Throughout small towns in Canada are 44 sports retailers stocking their stores with goalie pads, blockers, gloves and other goods.

The equipment, made in Scarborough, Ont., is also shipped to the U.S., Russia, the U.K., other European countries and as far away as Japan.

"When you think of the best of the best in hockey equipment, people refer to Canadian-made hockey equipment as the elite product. Even though the quality if improving offshore, it doesn't compare to what's made at home," says president Trevor McKenney.

At age 25, Mr. McKenney founded the sports equipment company with long-time friend Mike McNamara in 1996. Mr. McKenney played hockey and had worked in sports retail since he was a teenager. He had learned the ins and outs of repairing goalie equipment and Mr. McNamara would design their own equipment prototypes, focusing on hockey.

Now the company has 16 employees who cut, sew and stuff each goal pad and other pieces of equipment by hand. It takes three people between a total of 12 and 14 hours to put together a pair of goal pads from synthetic leather, high-density nylons and lightweight foam.

McKenney says finding the "craftsmen" he needs isn't easy.

"It's not as simple as sewing a T-shirt," he says. "It's harder and harder to find people in these generations who go in to these types of trades... because so much of these products are made in the far east."
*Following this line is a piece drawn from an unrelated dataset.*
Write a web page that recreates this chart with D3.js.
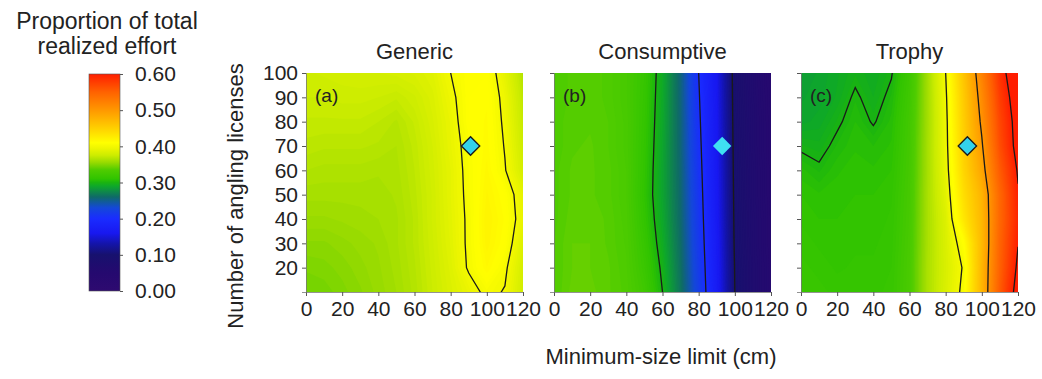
<!DOCTYPE html>
<html>
<head>
<meta charset="utf-8">
<script src="https://cdn.jsdelivr.net/npm/d3@7"></script>
<style>
  body { margin: 0; background: #fff; }
  text { font-family: "Liberation Sans", Arial, sans-serif; fill: #222; }
</style>
</head>
<body>
<div id="chart"></div>
<script>
// grid of the surfaces: columns = minimum-size limit, rows = licenses (top row first)
const xValues = [0, 10, 20, 30, 40, 50, 60, 70, 80, 90, 100, 110, 120];
const yValues = [100, 90, 80, 70, 60, 50, 40, 30, 20, 10];

const genericGrid = [
  [0.377, 0.378, 0.379, 0.380, 0.380, 0.381, 0.383, 0.387, 0.400, 0.410, 0.410, 0.390, 0.366],
  [0.375, 0.375, 0.376, 0.376, 0.375, 0.373, 0.377, 0.384, 0.396, 0.410, 0.412, 0.395, 0.370],
  [0.372, 0.372, 0.372, 0.372, 0.370, 0.367, 0.373, 0.382, 0.393, 0.410, 0.413, 0.397, 0.373],
  [0.369, 0.368, 0.368, 0.368, 0.367, 0.365, 0.371, 0.380, 0.392, 0.406, 0.414, 0.399, 0.376],
  [0.365, 0.364, 0.364, 0.364, 0.363, 0.364, 0.370, 0.379, 0.390, 0.405, 0.416, 0.401, 0.380],
  [0.361, 0.361, 0.361, 0.361, 0.361, 0.363, 0.369, 0.378, 0.390, 0.404, 0.418, 0.410, 0.390],
  [0.357, 0.357, 0.358, 0.359, 0.360, 0.362, 0.368, 0.378, 0.389, 0.403, 0.420, 0.412, 0.392],
  [0.352, 0.352, 0.354, 0.356, 0.358, 0.362, 0.368, 0.377, 0.388, 0.403, 0.419, 0.410, 0.385],
  [0.348, 0.349, 0.351, 0.354, 0.357, 0.361, 0.367, 0.376, 0.386, 0.402, 0.415, 0.403, 0.380],
  [0.345, 0.346, 0.349, 0.352, 0.356, 0.360, 0.366, 0.375, 0.384, 0.393, 0.404, 0.399, 0.378]
];

const consumptiveGrid = [
  [0.332, 0.336, 0.337, 0.334, 0.328, 0.315, 0.292, 0.255, 0.200, 0.160, 0.090, 0.065, 0.045],
  [0.332, 0.336, 0.337, 0.334, 0.328, 0.314, 0.291, 0.255, 0.202, 0.161, 0.091, 0.066, 0.046],
  [0.333, 0.337, 0.337, 0.335, 0.329, 0.313, 0.290, 0.256, 0.204, 0.162, 0.092, 0.067, 0.047],
  [0.333, 0.337, 0.338, 0.335, 0.329, 0.312, 0.289, 0.256, 0.206, 0.163, 0.093, 0.067, 0.047],
  [0.334, 0.338, 0.338, 0.336, 0.330, 0.311, 0.288, 0.257, 0.208, 0.164, 0.094, 0.068, 0.048],
  [0.334, 0.338, 0.338, 0.336, 0.330, 0.310, 0.288, 0.258, 0.210, 0.165, 0.095, 0.068, 0.048],
  [0.334, 0.339, 0.339, 0.337, 0.331, 0.312, 0.290, 0.259, 0.212, 0.166, 0.096, 0.069, 0.049],
  [0.335, 0.340, 0.340, 0.337, 0.332, 0.315, 0.293, 0.261, 0.214, 0.168, 0.097, 0.069, 0.049],
  [0.335, 0.340, 0.340, 0.338, 0.333, 0.318, 0.297, 0.263, 0.217, 0.169, 0.099, 0.070, 0.050],
  [0.335, 0.341, 0.341, 0.338, 0.334, 0.322, 0.300, 0.265, 0.220, 0.170, 0.100, 0.070, 0.050]
];

const trophyGrid = [
  [0.285, 0.288, 0.292, 0.297, 0.293, 0.299, 0.320, 0.360, 0.400, 0.460, 0.520, 0.585, 0.630],
  [0.287, 0.289, 0.293, 0.302, 0.295, 0.303, 0.322, 0.360, 0.397, 0.455, 0.512, 0.577, 0.620],
  [0.289, 0.291, 0.298, 0.305, 0.299, 0.306, 0.324, 0.360, 0.395, 0.452, 0.505, 0.570, 0.614],
  [0.298, 0.296, 0.303, 0.307, 0.305, 0.308, 0.325, 0.361, 0.394, 0.450, 0.497, 0.565, 0.612],
  [0.306, 0.302, 0.307, 0.309, 0.308, 0.310, 0.326, 0.361, 0.392, 0.445, 0.488, 0.555, 0.603],
  [0.310, 0.308, 0.309, 0.310, 0.310, 0.312, 0.327, 0.362, 0.388, 0.438, 0.475, 0.545, 0.597],
  [0.312, 0.310, 0.310, 0.311, 0.311, 0.313, 0.328, 0.362, 0.384, 0.430, 0.472, 0.545, 0.594],
  [0.314, 0.312, 0.311, 0.312, 0.312, 0.314, 0.329, 0.362, 0.383, 0.410, 0.470, 0.548, 0.599],
  [0.316, 0.314, 0.312, 0.313, 0.313, 0.315, 0.330, 0.363, 0.382, 0.402, 0.473, 0.550, 0.606],
  [0.318, 0.316, 0.314, 0.314, 0.314, 0.316, 0.330, 0.363, 0.383, 0.405, 0.473, 0.555, 0.615]
];

const panelTitles = ["Generic", "Consumptive", "Trophy"];
const panelLabels = ["(a)", "(b)", "(c)"];
const panelGrids = [genericGrid, consumptiveGrid, trophyGrid];
const contourLevels = [[0.4], [0.1, 0.2, 0.3], [0.3, 0.4, 0.5, 0.6]];
const markerX = [91, 93, 92];
const markerY = [70, 70, 70];

const xTicks = [0, 20, 40, 60, 80, 100, 120];
const yTicks = [20, 30, 40, 50, 60, 70, 80, 90, 100];
const legendTicks = [0, 0.1, 0.2, 0.3, 0.4, 0.5, 0.6];

// colour map
const colorDomain = [0, 0.05, 0.10, 0.13, 0.16, 0.20, 0.23, 0.26, 0.29, 0.30, 0.31, 0.335, 0.355, 0.375, 0.395, 0.41, 0.45, 0.50, 0.55, 0.60];
const colorRange = ["#2e0a70", "#25096f", "#17116e", "#1414a8", "#1818f0", "#1a2cff", "#1448d8", "#0f6a68",
  "#0ea82a", "#1ab410", "#30c400", "#50cc00", "#96da00", "#ccec00", "#eef600", "#ffff00",
  "#ffd000", "#ff9800", "#ff6200", "#ff1e00"];
const color = d3.scaleLinear().domain(colorDomain).range(colorRange).clamp(true);

const width = 1042, height = 379;
const panelLeft = [306, 554, 801];
const panelTop = 73, panelW = 217, panelH = 219;

const svg = d3.select("#chart").append("svg")
  .attr("width", width)
  .attr("height", height);
const defs = svg.append("defs");

const fillThresholds = d3.range(0, 0.64, 0.0025);
const nx = xValues.length, ny = yValues.length;
// contour grid coords -> data values (samples sit at cell centres)
const gx = d3.scaleLinear().domain([0.5, nx - 0.5]).range([xValues[0], xValues[nx - 1]]);
const gy = d3.scaleLinear().domain([0.5, ny - 0.5]).range([yValues[0], yValues[ny - 1]]);

panelGrids.forEach(function(grid, p) {
  const x = d3.scaleLinear().domain([0, 120]).range([panelLeft[p], panelLeft[p] + panelW]);
  const y = d3.scaleLinear().domain([10, 100]).range([panelTop + panelH, panelTop]);
  const path = d3.geoPath(d3.geoTransform({
    point: function(px, py) { this.stream.point(x(gx(px)), y(gy(py))); }
  }));
  const values = grid.flat();

  defs.append("clipPath").attr("id", "clip" + p)
    .append("rect")
    .attr("x", x(0)).attr("y", y(100))
    .attr("width", x(120) - x(0)).attr("height", y(10) - y(100));

  const g = svg.append("g").attr("clip-path", "url(#clip" + p + ")");
  g.append("rect")
    .attr("x", x(0)).attr("y", y(100))
    .attr("width", x(120) - x(0)).attr("height", y(10) - y(100))
    .attr("fill", color(d3.min(values)));

  g.selectAll("path.band")
    .data(d3.contours().size([nx, ny]).thresholds(fillThresholds)(values))
    .enter().append("path")
    .attr("class", "band")
    .attr("d", path)
    .attr("fill", function(d) { return color(d.value + 0.00125); });

  g.selectAll("path.iso")
    .data(d3.contours().size([nx, ny]).thresholds(contourLevels[p])(values))
    .enter().append("path")
    .attr("class", "iso")
    .attr("d", path)
    .attr("fill", "none")
    .attr("stroke", "#1a1a1a")
    .attr("stroke-width", 1.3);

  // status-quo marker
  svg.append("path")
    .attr("d", d3.symbol(d3.symbolSquare, 170)())
    .attr("transform", "translate(" + x(markerX[p]) + "," + y(markerY[p]) + ") rotate(45)")
    .attr("fill", p === 1 ? "#3fe0f2" : "#33d2ea")
    .attr("stroke", p === 1 ? "none" : "#1a1a1a")
    .attr("stroke-width", 1.3);

  svg.append("text")
    .attr("x", x(0) + 9).attr("y", y(100) + 29)
    .style("font-size", "19px")
    .text(panelLabels[p]);

  svg.append("text")
    .attr("x", (x(0) + x(120)) / 2).attr("y", 59)
    .attr("text-anchor", "middle")
    .style("font-size", "22px")
    .text(panelTitles[p]);

  const xAxis = svg.append("g")
    .attr("transform", "translate(0," + (panelTop + panelH) + ")")
    .call(d3.axisBottom(x).tickValues(xTicks).tickSize(4).tickPadding(5));
  xAxis.selectAll("text").style("font-size", "21px").attr("fill", "#222");

  const yAxis = svg.append("g")
    .attr("transform", "translate(" + panelLeft[p] + ",0)")
    .call(d3.axisLeft(y).tickValues(yTicks).tickSize(4).tickPadding(4)
      .tickFormat(p === 0 ? d3.format("d") : ""));
  yAxis.selectAll("text").style("font-size", "21px").attr("fill", "#222");

  svg.selectAll(".domain").attr("stroke", "#777").attr("stroke-width", 0.8);
  svg.selectAll(".tick line").attr("stroke", "#555");
});

// axis titles
svg.append("text")
  .attr("transform", "translate(243," + 196 + ") rotate(-90)")
  .attr("text-anchor", "middle")
  .style("font-size", "22px")
  .text("Number of angling licenses");

svg.append("text")
  .attr("x", 661).attr("y", 364)
  .attr("text-anchor", "middle")
  .style("font-size", "22px")
  .text("Minimum-size limit (cm)");

// legend
const legendX = 89, legendW = 31;
const ly = d3.scaleLinear().domain([0, 0.6]).range([291, 74]);
const grad = defs.append("linearGradient").attr("id", "legendGrad")
  .attr("x1", 0).attr("y1", 1).attr("x2", 0).attr("y2", 0);
grad.selectAll("stop")
  .data(colorDomain)
  .enter().append("stop")
  .attr("offset", function(d) { return d / 0.6; })
  .attr("stop-color", function(d) { return color(d); });

svg.append("rect")
  .attr("x", legendX).attr("y", ly(0.6))
  .attr("width", legendW).attr("height", ly(0) - ly(0.6))
  .attr("fill", "url(#legendGrad)")
  .attr("stroke", "#555").attr("stroke-width", 0.6);

const legendAxis = svg.append("g")
  .attr("transform", "translate(" + (legendX + legendW) + ",0)")
  .call(d3.axisRight(ly).tickValues(legendTicks).tickSize(3).tickPadding(12).tickFormat(d3.format(".2f")));
legendAxis.select(".domain").remove();
legendAxis.selectAll("text").style("font-size", "21px").attr("fill", "#222");
legendAxis.selectAll(".tick line").attr("stroke", "#555");

svg.append("text")
  .attr("x", 107).attr("y", 29)
  .attr("text-anchor", "middle")
  .style("font-size", "23px")
  .text("Proportion of total");
svg.append("text")
  .attr("x", 107).attr("y", 54)
  .attr("text-anchor", "middle")
  .style("font-size", "23px")
  .text("realized effort");
</script>
</body>
</html>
The business, which sells through dealers not directly to the public, has seen some up and downs since opening. One challenge has been competing with cheaper, foreign-made equipment that has brought price points down dramatically, McKenney says.

The amount of business coming from south of the border has dipped since the business opened. U.S. distributors once made up about half of the business, McKenney says, but economic changes have brought it down to about 15 per cent.

To stay in business, McKenney is trying to maintain its "grassroots" characteristics that sets his company apart from big names like Bauer and Reebok.

"They all advertise at the NHL level and at our size, the cost associated with advertising there are not feasible," McKenney says, adding that it enables him to sell domestically-made products at a mid-price range.

"What you're paying for is the actual quality of the product, not for the advertising or the marketing behind it."